● **INSTRUCTION**
Transcribe the material exactly. Images do not belong in the copy.

● **DATA SEGMENT**
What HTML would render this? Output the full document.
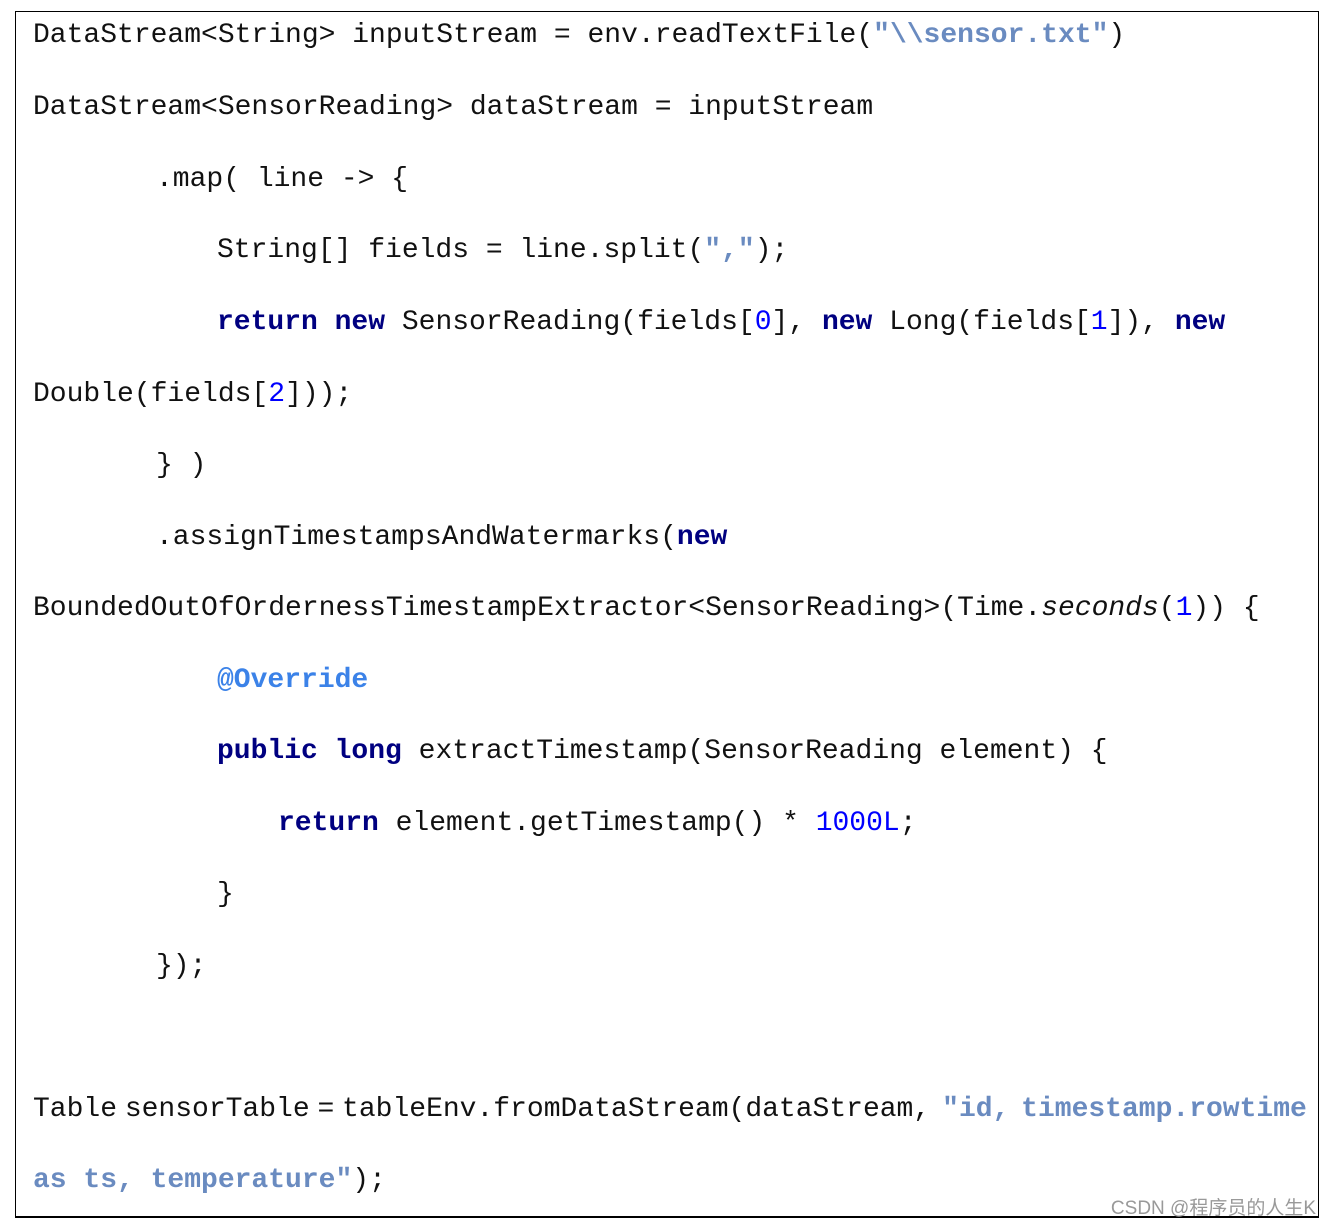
<!DOCTYPE html>
<html><head><meta charset="utf-8"><style>
body{margin:0;width:1332px;height:1225px;background:#fff;position:relative;overflow:hidden}
.box{position:absolute;left:15px;top:11px;width:1304px;height:1207px;border:1px solid #000;border-bottom-width:2px;box-sizing:border-box}
.l{position:absolute;font-family:"Liberation Mono",monospace;font-size:28px;line-height:40px;color:#111;white-space:pre}
.k{color:#000080;font-weight:bold}
.s{color:#6a8bc0;font-weight:bold}
.n{color:#0000ff}
.a{color:#3b82e8;font-weight:bold}
.w{position:absolute;right:16px;top:1193px;font-family:"Liberation Sans","Noto Sans CJK SC",sans-serif;font-size:19px;color:#999}
</style></head><body>
<div class="box"></div>
<div class="l" style="left:33px;top:16px">DataStream&lt;String&gt; inputStream = env.readTextFile(<span class="s">"\\sensor.txt"</span>)</div>
<div class="l" style="left:33px;top:88px">DataStream&lt;SensorReading&gt; dataStream = inputStream</div>
<div class="l" style="left:156px;top:160px">.map( line -&gt; {</div>
<div class="l" style="left:217px;top:231px">String[] fields = line.split(<span class="s">","</span>);</div>
<div class="l" style="left:217px;top:303px"><span class="k">return new</span> SensorReading(fields[<span class="n">0</span>], <span class="k">new</span> Long(fields[<span class="n">1</span>]), <span class="k">new</span></div>
<div class="l" style="left:33px;top:375px">Double(fields[<span class="n">2</span>]));</div>
<div class="l" style="left:156px;top:446px">} )</div>
<div class="l" style="left:156px;top:518px">.assignTimestampsAndWatermarks(<span class="k">new</span></div>
<div class="l" style="left:33px;top:589px">BoundedOutOfOrdernessTimestampExtractor&lt;SensorReading&gt;(Time.<i>seconds</i>(<span class="n">1</span>)) {</div>
<div class="l" style="left:217px;top:661px"><span class="a">@Override</span></div>
<div class="l" style="left:217px;top:732px"><span class="k">public long</span> extractTimestamp(SensorReading element) {</div>
<div class="l" style="left:278px;top:804px"><span class="k">return</span> element.getTimestamp() * <span class="n">1000L</span>;</div>
<div class="l" style="left:217px;top:875px">}</div>
<div class="l" style="left:156px;top:947px">});</div>
<div class="l" style="left:33px;top:1090px"><span style="word-spacing:-9px">Table sensorTable = tableEnv.fromDataStream(dataStream,</span><span style="display:inline-block;width:12px"></span><span class="s" style="word-spacing:-5px">"id, timestamp.rowtime</span></div>
<div class="l" style="left:33px;top:1161px"><span class="s">as ts, temperature"</span>);</div>
<div class="w">CSDN @程序员的人生K</div>
</body></html>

● **TASK SOLUTION**
What HTML would render this? Output the full document.
<!DOCTYPE html>
<html><head><meta charset="utf-8"><style>
body{margin:0;width:1332px;height:1225px;background:#fff;position:relative;overflow:hidden}
.box{position:absolute;left:15px;top:11px;width:1304px;height:1207px;border:1px solid #000;border-bottom-width:2px;box-sizing:border-box}
.l{position:absolute;font-family:"Liberation Mono",monospace;font-size:28px;line-height:40px;color:#111;white-space:pre}
.k{color:#000080;font-weight:bold}
.s{color:#6a8bc0;font-weight:bold}
.n{color:#0000ff}
.a{color:#3b82e8;font-weight:bold}
.w{position:absolute;right:16px;top:1193px;font-family:"Liberation Sans","Noto Sans CJK SC",sans-serif;font-size:19px;color:#999}
</style></head><body>
<div class="box"></div>
<div class="l" style="left:33px;top:16px">DataStream&lt;String&gt; inputStream = env.readTextFile(<span class="s">"\\sensor.txt"</span>)</div>
<div class="l" style="left:33px;top:88px">DataStream&lt;SensorReading&gt; dataStream = inputStream</div>
<div class="l" style="left:156px;top:160px">.map( line -&gt; {</div>
<div class="l" style="left:217px;top:231px">String[] fields = line.split(<span class="s">","</span>);</div>
<div class="l" style="left:217px;top:303px"><span class="k">return new</span> SensorReading(fields[<span class="n">0</span>], <span class="k">new</span> Long(fields[<span class="n">1</span>]), <span class="k">new</span></div>
<div class="l" style="left:33px;top:375px">Double(fields[<span class="n">2</span>]));</div>
<div class="l" style="left:156px;top:446px">} )</div>
<div class="l" style="left:156px;top:518px">.assignTimestampsAndWatermarks(<span class="k">new</span></div>
<div class="l" style="left:33px;top:589px">BoundedOutOfOrdernessTimestampExtractor&lt;SensorReading&gt;(Time.<i>seconds</i>(<span class="n">1</span>)) {</div>
<div class="l" style="left:217px;top:661px"><span class="a">@Override</span></div>
<div class="l" style="left:217px;top:732px"><span class="k">public long</span> extractTimestamp(SensorReading element) {</div>
<div class="l" style="left:278px;top:804px"><span class="k">return</span> element.getTimestamp() * <span class="n">1000L</span>;</div>
<div class="l" style="left:217px;top:875px">}</div>
<div class="l" style="left:156px;top:947px">});</div>
<div class="l" style="left:33px;top:1090px"><span style="word-spacing:-9px">Table sensorTable = tableEnv.fromDataStream(dataStream,</span><span style="display:inline-block;width:12px"></span><span class="s" style="word-spacing:-5px">"id, timestamp.rowtime</span></div>
<div class="l" style="left:33px;top:1161px"><span class="s">as ts, temperature"</span>);</div>
<div class="w">CSDN @程序员的人生K</div>
</body></html>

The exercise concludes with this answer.